Tuesday, August 22, 2017 03:17

Purchase Plus Improvements

You’ve found the house that you like but it needs to be renovated. You can, of course, use your credit cards or cash-in some of your investments to pay for the renovations. Another option is to take advantage of CMHC’s or Genworth’s Purchase + Improvement (P+I) program. The program allows you to add on the renovation cost to the purchase price, so you benefit from the low mortgage interest rate and make only one payment.
Say, for example, the house is priced at $200,000 but it needs another $10,000 in renovations. You can add on the renovations to the purchase price and CMHC or Genworth will lend against the total value (purchase price plus the renovation cost).

Purchase price $200,000
Renovations $10,000
Total cost $210,000
Lending value $210,000
Max. Mortgage $199,500 (95% of $210,000)
Min. down payment $10,500

 

With CMHC, if the improvements exceed 10% of the purchase price or $10,000, CMHC charges are surcharge of ½% on the mortgage amount. You will want to avoid this since this.
Genworth does not have a surcharge.
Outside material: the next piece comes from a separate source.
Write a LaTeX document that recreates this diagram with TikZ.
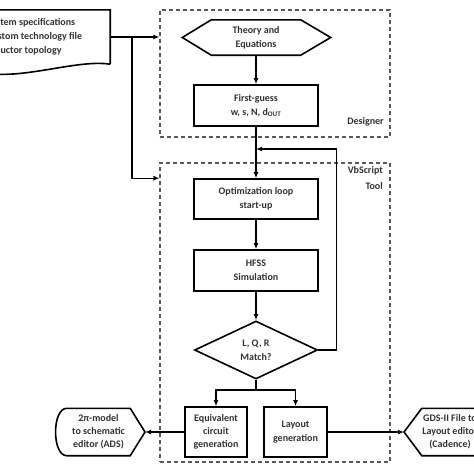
\documentclass[tikz,border=0pt]{standalone}
\usepackage{fontspec}
\setmainfont{Carlito}
\usetikzlibrary{shapes.geometric,arrows.meta,calc}
\begin{document}
\begin{tikzpicture}[x=1pt,y=-1pt,
  every node/.style={font=\bfseries\fontsize{10}{14}\selectfont, text=black!80},
  three/.style={font=\bfseries\fontsize{10}{13}\selectfont},
  box/.style={draw=black, line width=1.6pt, minimum width=124pt, minimum height=41pt, align=center, inner sep=0pt},
  grp/.style={draw=black!65, dash pattern=on 4pt off 3pt, line width=1.1pt, inner sep=0pt},
  arr/.style={line width=1.3pt, -{Latex[length=6pt,width=5pt]}},
  ln/.style={line width=1.3pt},
  shp/.style={line width=1.6pt, line join=miter}
]
\useasboundingbox (0,0) rectangle (474,474);
\fill[white] (0,0) rectangle (474,474);
\clip (0,0) rectangle (474,474);

% groups
\node[grp, minimum width=230pt, minimum height=127pt] (designer) at (275,73.5) {};
\node[grp, minimum width=230pt, minimum height=299pt] (vbs) at (275,312.5) {};
\node[anchor=east, inner sep=0pt] (deslbl) at (384,122) {Designer};
\node[anchor=north east, align=right, inner sep=0pt, font=\bfseries\fontsize{10}{16}\selectfont] (vbslbl) at (383,166) {VbScript\\Tool};

% document
\node[minimum width=150pt, minimum height=54pt, inner sep=0pt] (doc) at (35,37) {};
\draw[shp] (doc.south east) -- (doc.north east) -- (doc.north west) -- (doc.south west) .. controls (0,90) and (70,58) .. (doc.south east);
\node[anchor=west, align=left, inner sep=0pt] (doctxt) at (-13,37) {System specifications\\Custom technology file\\Inductor topology};

% theory
\node[minimum width=89pt, minimum height=35pt, inner sep=0pt, align=center] (theory) at (256,37.5) {Theory and\\Equations};
\draw[shp] (theory.north west) -- (theory.north east) -- ($(theory.east)+(30,0)$) -- (theory.south east) -- (theory.south west) -- ($(theory.west)+(-29,0)$) -- cycle;

% boxes
\node[box] (first) at (256,105.5) {First-guess\\w, s, N, d\textsubscript{OUT}};
\node[box, minimum height=40pt] (opt) at (256,199) {Optimization loop\\start-up};
\node[box] (hfss) at (256,270.5) {HFSS\\Simulation};
\node[draw=black, shp, diamond, minimum width=123pt, minimum height=58pt, inner sep=0pt, aspect=2.1, align=center] (dia) at (256,350) {L, Q, R\\Match?};
\node[box, three, minimum width=62pt, minimum height=50pt] (eq) at (216,432) {Equivalent\\circuit\\generation};
\node[box, minimum width=63pt, minimum height=50pt] (lay) at (295.5,432) {Layout\\generation};

% 2pi model display
\node[three, minimum width=63pt, minimum height=47pt, inner sep=0pt, align=center] (pi) at (98.5,432) {2π-model\\to schematic\\editor (ADS)};
\coordinate (pitip) at (145,432);
\draw[shp] (pi.north west) -- (pi.north east) -- (pitip) -- (pi.south east) -- (pi.south west) .. controls +(-15,0) and +(-15,0) .. (pi.north west);

% GDS display
\node[three, minimum width=56pt, minimum height=47pt, inner sep=0pt, align=center] (gds) at (450,432) {GDS-II File to\\Layout editor\\(Cadence)};
\coordinate (gdstip) at (404,432);
\draw[shp] (gds.north east) -- (gds.north west) -- (gdstip) -- (gds.south west) -- (gds.south east);

% connectors
\coordinate (j1) at (132,37);
\draw[arr] (doc.east) -- (doc.east -| designer.west);
\draw[arr] (j1) |- (vbs.west |- opt.north);
\draw[arr] (theory.south) -- (first.north);
\draw[arr] (first.south) -- (opt.north);
\draw[arr] (opt.south) -- (hfss.north);
\draw[arr] (hfss.south) -- (dia.north);
\coordinate (fbin) at (256,149);
\draw[arr] (dia.east) -- ++(18,0) |- (fbin);
\coordinate (split) at (256,390);
\draw[ln] (dia.south) -- (split);
\draw[arr] (split) -| (eq.north);
\draw[arr] (split) -| (lay.north);
\draw[arr] (eq.west) -- (pitip);
\draw[arr] (lay.east) -- (gdstip);
\end{tikzpicture}
\end{document}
The amount of the improvement can be as much as you qualify for. For amounts over 10% of the purchase price or $20,000, Genworth will require documentation from the lender showing that the renovations have been completed. Furthermore, up to 2 advances are allowed.
Should you decide to apply under either CMHC or Genworth’s P + I program, you will need to think about timing issues. Before your broker can submit the transaction to the lending institution, you will need to supply him with quote and/or a renovation contract. Since, in today’s market, subject removal days are short, you will need to have the quotes/contract available a few days before subject removal date to give the lender some time to process the transaction.